Costly penalties proposed for cities that don’t crack down on illegals with felonies
By Charles Ashby
Tuesday, March 22, 2011
Communities that refuse to use a federal program to nab illegal immigrants convicted of felonies would lose money due them by the state under a bill approved Monday on a voice vote in the Colorado House.
The measure is designed to force communities to participate in a U.S. Immigration and Customs Enforcement program called Secure Communities. That program is designed to check whether someone booked into a local jail is in the country illegally and has a felony conviction elsewhere in the nation.
Rep. David Balmer, R-Centennial, said he introduced the measure because some Colorado communities have indicated they didn’t want to use the program. Though the federal government is allowing any community to refrain from using it with no penalty, Balmer thinks they should be penalized if they don’t.
“This has been a bipartisan effort out of Washington to identify dangerous convicted criminal aliens ... to either incarcerate here or deport,” Balmer said. “The federal government is saying clearly, ‘We’re not going to make cities participate if they don’t want to,’ and a number of cities have said, ‘Good.’ “
Colorado is one of several states participating in a pilot program testing the ICE database. Three jurisdictions — Denver, El Paso and Arapahoe counties — are testing the system.
Once the program is available to all, Balmer’s bill calls for those Colorado communities that refuse to use it to be ineligible to receive state grants, cigarette tax revenue, federal mineral lease money or severance tax disbursements.
Balmer admitted, however, that he’s using a tactic he dislikes when Congress employs it: threaten to withhold federal dollars to states that don’t pass laws it wants.
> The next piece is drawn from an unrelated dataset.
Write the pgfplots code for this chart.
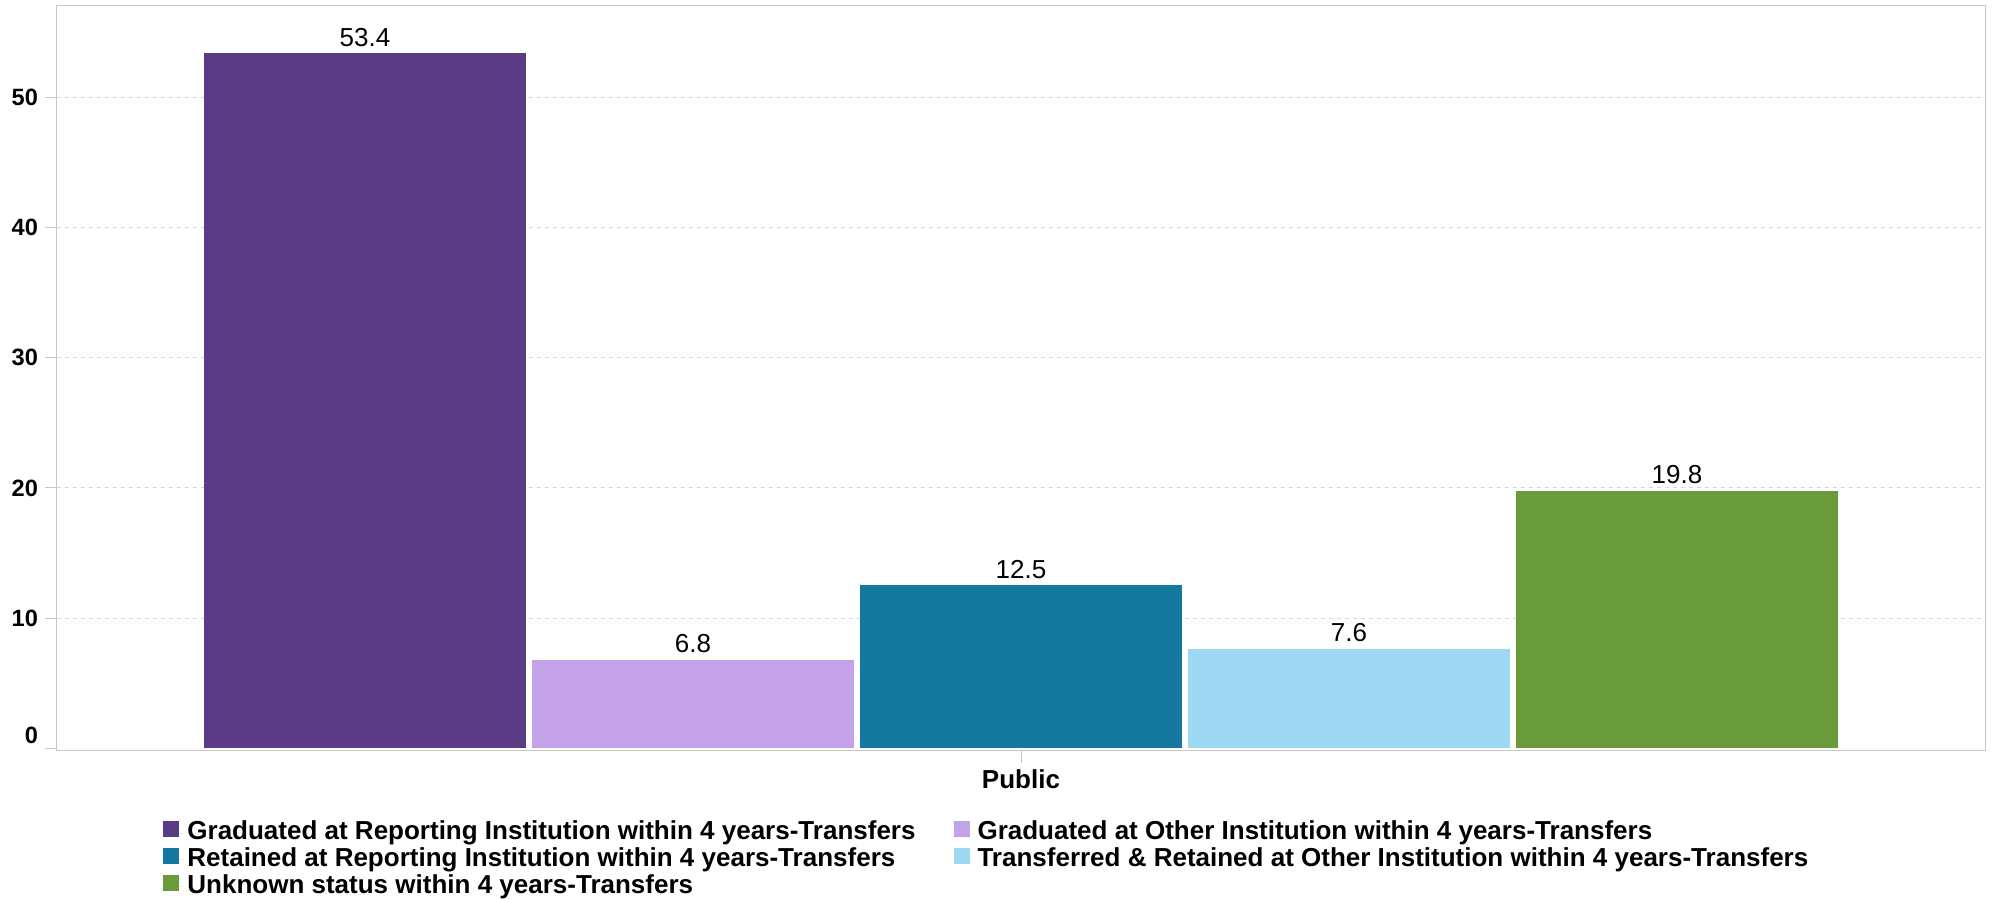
\documentclass[border=0pt]{standalone}
\usepackage{pgfplots}
\pgfplotsset{compat=1.18}
\usepackage{fontspec}
\setmainfont{Liberation Sans}

\definecolor{gradrep}{HTML}{5C3B85}
\definecolor{gradoth}{HTML}{C3A2E9}
\definecolor{retrep}{HTML}{15799F}
\definecolor{transret}{HTML}{9ED8F3}
\definecolor{unknown}{HTML}{6A9B3B}
\definecolor{framegray}{HTML}{C8C8C8}
\definecolor{gridgray}{HTML}{D6D6D6}

\begin{document}
\begin{tikzpicture}
\useasboundingbox (0,0) rectangle (996.5pt,449.5pt);
\begin{axis}[
    at={(28.5pt,74.15pt)}, anchor=south west,
    scale only axis,
    width=964pt, height=372.35pt,
    xmin=-1, xmax=1,
    ymin=-0.2, ymax=57.05,
    ybar=3pt, bar width=161pt,
    axis line style={draw=framegray, line width=0.5pt},
    tick style={draw=framegray, line width=0.5pt},
    tick align=outside, tick pos=left,
    major tick length=6pt,
    xtick={0}, xticklabels={Public},
    xticklabel style={font=\bfseries\fontsize{13}{14}\selectfont},
    ytick={10,20,30,40,50},
    extra y ticks={0},
    extra y tick style={grid=none, yticklabel style={yshift=6.5pt}},
    yticklabel style={font=\bfseries\fontsize{11.8}{12}\selectfont},
    /pgf/number format/assume math mode=true,
    ymajorgrids=true,
    major grid style={draw=gridgray, line width=0.5pt, dash pattern=on 2pt off 2pt},
    nodes near coords={\pgfmathprintnumber[fixed,fixed zerofill,precision=1]{\pgfplotspointmeta}},
    every node near coord/.append style={font=\fontsize{13}{13}\selectfont, black},
    legend columns=2,
    legend cell align=left,
    legend style={at={(axis description cs:0.055,0)}, anchor=north west,
        yshift=-35pt, draw=none, fill=none, inner sep=0pt, row sep=1.45pt,
        font=\bfseries\fontsize{13}{14}\selectfont,
        nodes={inner ysep=0pt, text height=9.3pt, text depth=2.6pt},
        /tikz/every even column/.append style={column sep=17pt}},
    legend image code/.code={\fill[#1] (0pt,-2pt) rectangle (8pt,6pt);
        \path (0pt,0pt) -- (10pt,0pt);},
]
\addplot[fill=gradrep, draw=none] coordinates {(0,53.4)};
\addlegendentry{Graduated at Reporting Institution within 4 years-Transfers}
\addplot[fill=gradoth, draw=none] coordinates {(0,6.8)};
\addlegendentry{Graduated at Other Institution within 4 years-Transfers}
\addplot[fill=retrep, draw=none] coordinates {(0,12.5)};
\addlegendentry{Retained at Reporting Institution within 4 years-Transfers}
\addplot[fill=transret, draw=none] coordinates {(0,7.6)};
\addlegendentry{Transferred \& Retained at Other Institution within 4 years-Transfers}
\addplot[fill=unknown, draw=none] coordinates {(0,19.8)};
\addlegendentry{Unknown status within 4 years-Transfers}
\end{axis}
\end{tikzpicture}
\end{document}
“This is different,” Balmer said. “This is a mandate I like.”
Because he had the backing of other Republicans in the GOP-controlled House, Democrats rallied unsuccessfully to defeat it.
Rep. Claire Levy, D-Boulder, said the database requires law enforcement agencies to have special equipment to use it, particularly an expensive device that takes digital scans of fingerprints.
She said those communities that can’t afford such equipment would be penalized unfairly because of it.
“Because they do not have this equipment, which is costly, to do this electronic transmittal, their communities are going to suffer,” she said. “I don’t know why we would punish these communities, when they are simply unable to comply.”
While the Colorado Sheriff’s Association has endorsed the use of the database, it has not taken sides on Balmer’s bill.
A freshman lawmaker also noted that the Colorado Association of Chiefs of Police opposed it in the House Local Government Committee, but Rep. Laura Bradford, R-Coll- bran, quickly admonished the freshman for presenting false information. Bradford, who heads that committee, later apologized for having her own facts wrong.
The bill requires a final House vote before it can head to the Senate, where it faces an uncertain future because that chamber is controlled by Democrats.